Carriers have continued to exit the industry. In Q2 departures exceeded a net change of negative 5,000, and in Q3 that lessened to negative 4,300, per FTR data.
“That's down about 800 from the second quarter, which is an all-time high, but basically, if you look at the last four quarters there, they're all the largest on record,” Vise said.
Although the industry expects a muted peak season this year, Q3 earnings calls may shed further light on the industry’s health and what to expect over the next few months.
“A muted peak import season and lower production in freight-centric sectors, including the manufacturing of paper, wood, plastic, and rubber products, suggest a freight recovery in 2023 is improbable,” DAT Principal Analyst Dean Croke noted in a blog post.

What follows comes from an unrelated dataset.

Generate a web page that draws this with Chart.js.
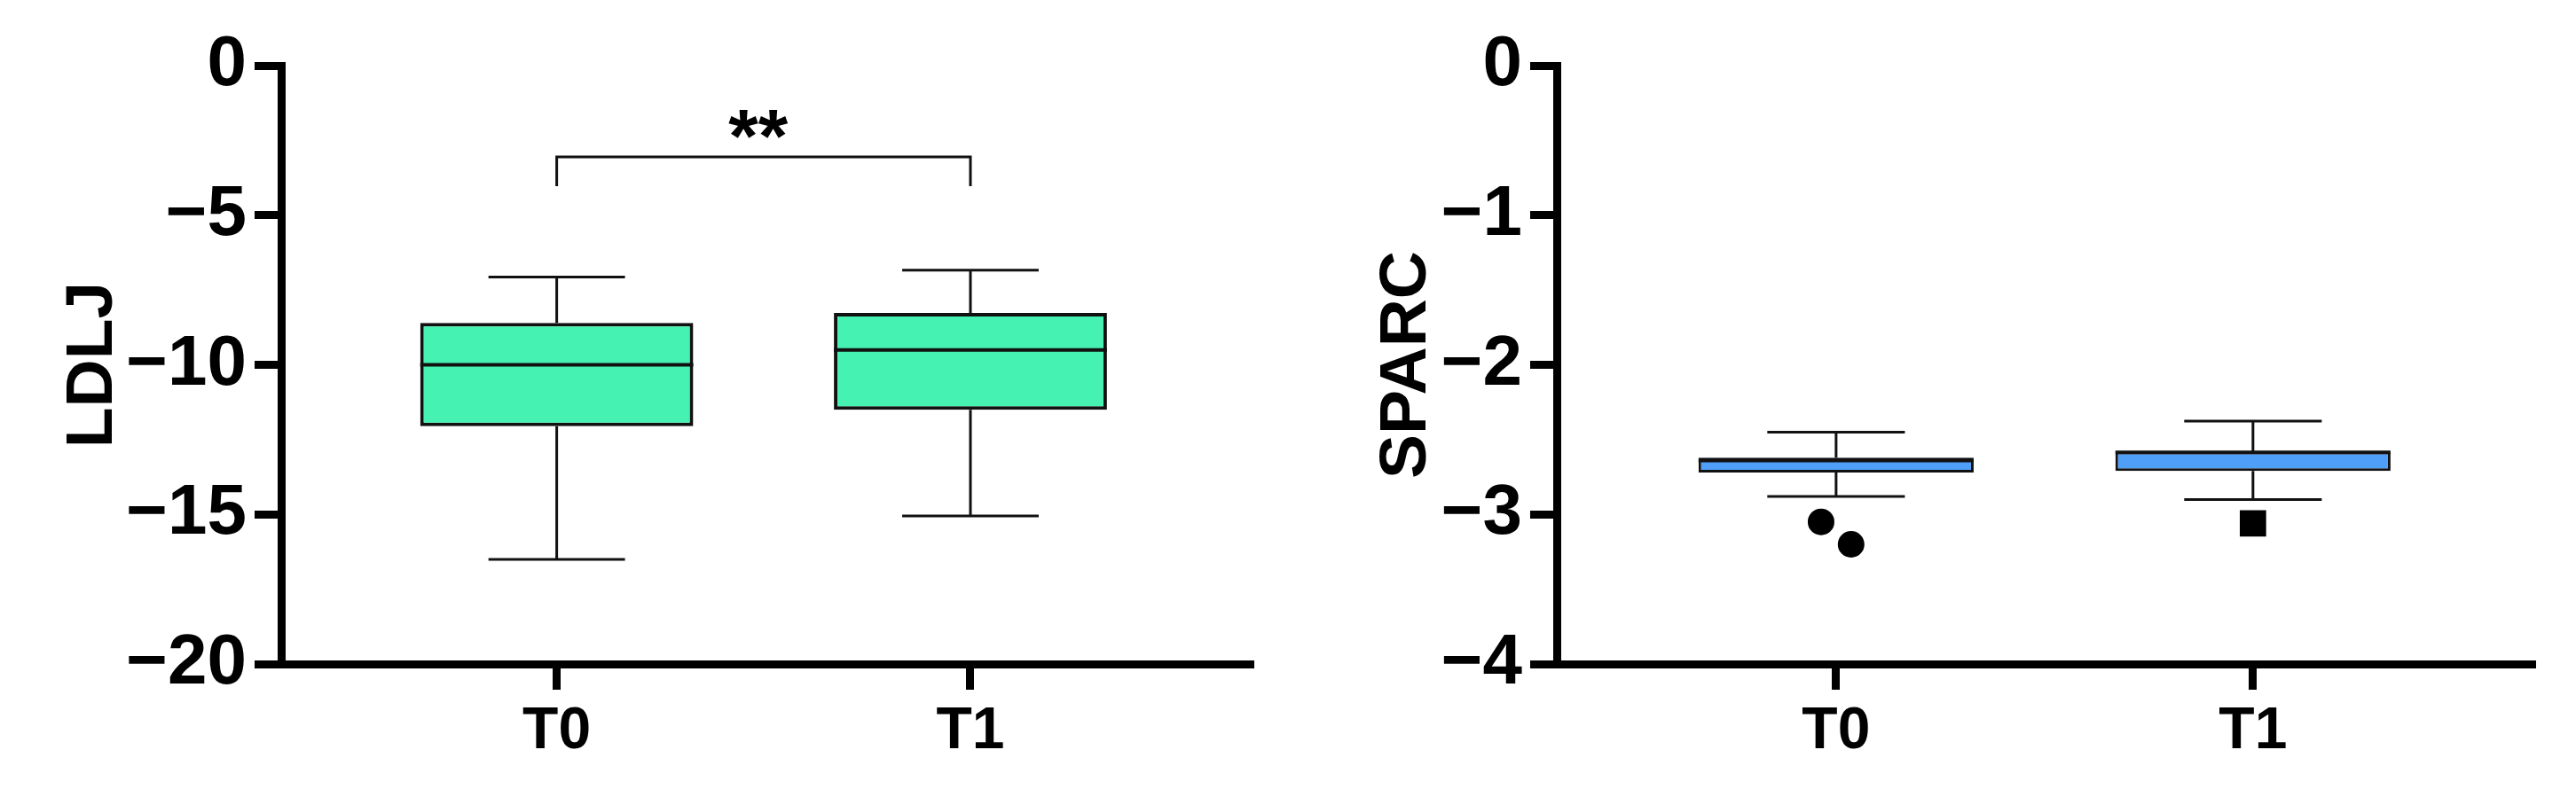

With little improvement projected this year, “the best-case scenario is for improvement in Q2 2024,” Miller said in a LinkedIn post.
FTR’s Vise shared a similar sentiment. “We really don't see any dynamic that leads to a recovery until probably at least the beginning of the second quarter next year,” he said. “We don't see enough freight demand. And the amount of capacity that would have to come out at the system is just too great.”